Two counties profited for years by holding federal immigration detainees in their jails, before an Illinois law enacted in 2021 barred the practice. Now the counties are asking an appellate panel to declare that law unconstitutional.

CHICAGO (CN) — A pair of right-leaning Illinois counties came before the Seventh Circuit on Wednesday morning, hoping the appellate court would clear the way for them to resume their lucrative immigrant detention deals with the federal government.

Those deals, struck with McHenry and Kankakee counties, which both straddle the border between the urban Chicagoland area and the rural Illinois hinterlands, allowed the federal government to hold immigration detainees in the counties' public jails in exchange for a per-detainee fee.

The Office of Immigration and Customs Enforcement's predecessor, the Immigration and Naturalization Service, first reached the deal with McHenry County in 2003, and with Kankakee County in 2004. For almost two decades, the counties profited off holding the immigrants in their jails to the tune of between $4 and $8 million annually.

That profit stream dried up in August 2021, when the Democrat-controlled Illinois Legislature adopted the Illinois Way Forward Act with the liberal Governor J.B. Pritzker's blessing.
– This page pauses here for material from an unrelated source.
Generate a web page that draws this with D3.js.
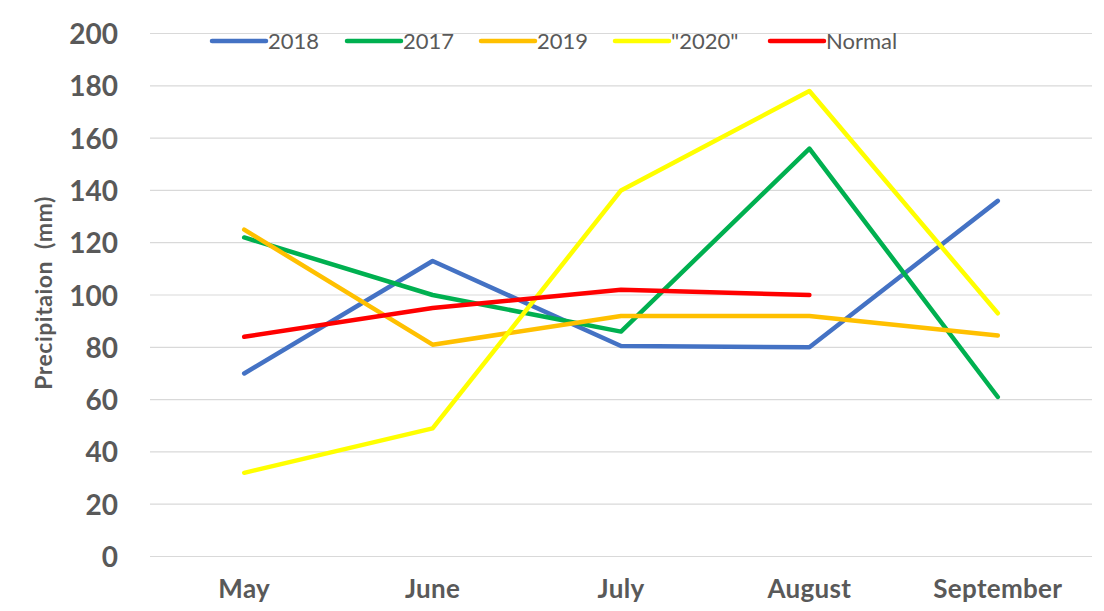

The statute prohibits Illinois law enforcement from enforcing federal immigration policies and from arresting or detaining individuals based solely on their immigration status. It also bars local governments from entering into or maintaining any agreements with federal bodies - like ICE - to detain individuals for violations of federal immigration law.

While immigrant rights activists championed the legislation as a triumph, the majority-white and conservative-leaning pair of counties saw canceling their contracts with ICE as a major loss of revenue. The counties sued the state of Illinois in federal court in late 2021, arguing the Way Forward Act is a violation of the U.S. Constitution's supremacy clause, which establishes that state law and government is, with some exceptions, subordinate to federal law and government.

"The Illinois Way Forward Act directly regulates federal operations by restricting the United States' ability to enter into agreements with local governments to house immigration detainees. [The Act] therefore violates the federal government's intergovernmental immunity and is unconstitutional and invalid as applied to the [counties'] agreements," the counties' complaint stated.

U.S. District Judge Philip Reinhard, a George H.W. Bush appointee based in Rockford, disagreed with this assertion and dismissed the suit last December.

"While it is true that only the federal government is responsible for immigration detention, the federal government can only house those detainees in the facilities of a state or a state’s political subdivision via a cooperative agreement... and the state has the authority to determine whether it or any of its political subdivisions may enter or remain in such agreements," Reinhard wrote in his dismissal. "The state of Illinois, by legislative act, has decided that its political subdivisions may not enter or remain in such agreements. The act, therefore, does not violate the federal government’s intergovernmental immunity."

Now appealing that decision, McHenry County Assistant State’s Attorney Jana Dickson avoided the morality questions involved with the legislation on Wednesday morning. Instead she told the Seventh Circuit's three-member panel of appellate judges that the Way Forward Act violates the federal government's supremacy by regulating its ability to reach deals with specific local governing bodies.

"Here, the counties argue that the intergovernmental immunity violation that is occurring is the fact that the Illinois Way Forward Act seeks to directly regulate the federal government, which it does. These [detainee] contracts only affect the counties who have contracts with the federal government," Dickson said.

Dickson pointed to a recent Ninth Circuit decision in the California case Geo Group v. Newsom to bolster her point. In that case, the San Francisco-based appeals court held that the 2019 California law AB 32, which bans private and for-profit prisons in the state and prohibits contractors from working with the federal government to house immigration detainees, violated the U.S. Constitution.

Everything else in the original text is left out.